I always thought that if we wanted to know what skills and competences students gained while in university, we would assess students when they entere university and then when they graduate. Now what would that instrument be for the pre- and post-test? That’s the $100,000 question. While this wouldn’t necessarily control for student learning outside of university while attending university (for the sake of argument, assume students learn in two places: [1] in activities directly related to universities such as in lab, seminar, lecture, group work, reading, giving presentations, and so on; and [2] elsewhere), it would be superior to anything else I’ve seen for measuring learning. And yes, it would be even better than grades, which are our current means of indicating that students have learned something. With that said, it probably wouldn’t be better than professional accreditation. Still, it would be an improvement for most university programs, since most are not professional programs.
Alex covers this in his next post. He doesn’t mention it, but there was a rather famous study, entitled Academically Adrift, using the Collegiate Learning Assessment as an instrument to measure improvements in critical thinking and reading skills. Normally, it’s only given to graduates, but in this case it was also given to continuing students after their second years, and to graduating high school students. The headline figure was that nearly 40% of students made no improvement over their undergraduate education, but this missed the stronger point, that those who saw the greatest improvements were in the humanities and natural sciences, while those who saw the smallest increase (on this particular metric) were in the social sciences and professional programs. The most successful disciplines, moreover, turned out to be those with the highest reading and writing loads.

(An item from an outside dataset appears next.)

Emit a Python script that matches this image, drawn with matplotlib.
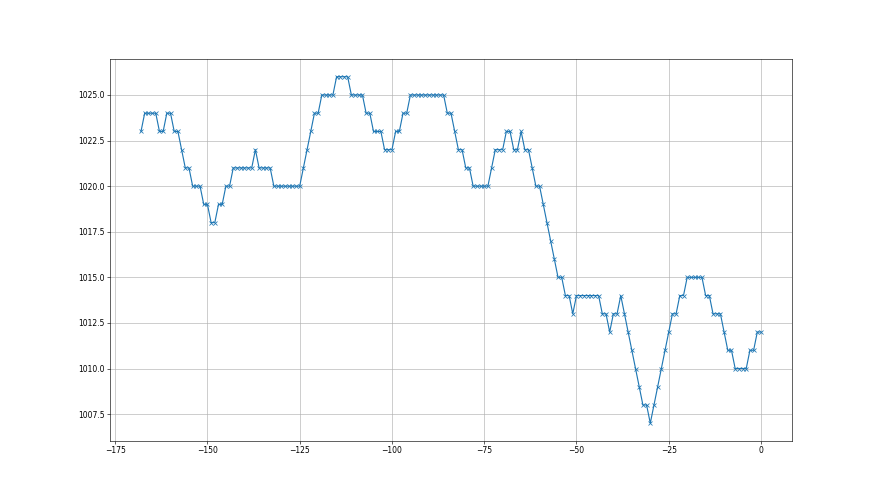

That said, nobody during the experiment was going to be judged on the results, so there wouldn’t have been a tendency to teach to the test. If this practice were generalized, there probably would be. What this does show, nevertheless, is that traditional teaching methods in traditional disciplines work, and probably shouldn’t be monkeyed with by administrators armed with standardized tests.
Of course the one thing you can’t tule out with respect to the Arum & Roska, precisely because “critical thinking” is not a fully-nailed-down-concept, is that maybe the CLA’s construct happened to conincide with the way it’s conceptualized in social sciences and humanities, thus giving those fields an advantage.
Good point, though social sciences did much worse than humanities, and so-called “hard sciences” did better than either. So critical thinking would seem to enjoy a conceptualization in keeping with older studies, in general.
This only seems fair, however. An index of numeracy or job skills would likely conceptualize those things in manners strikingly aligned with the fields being measured, as well.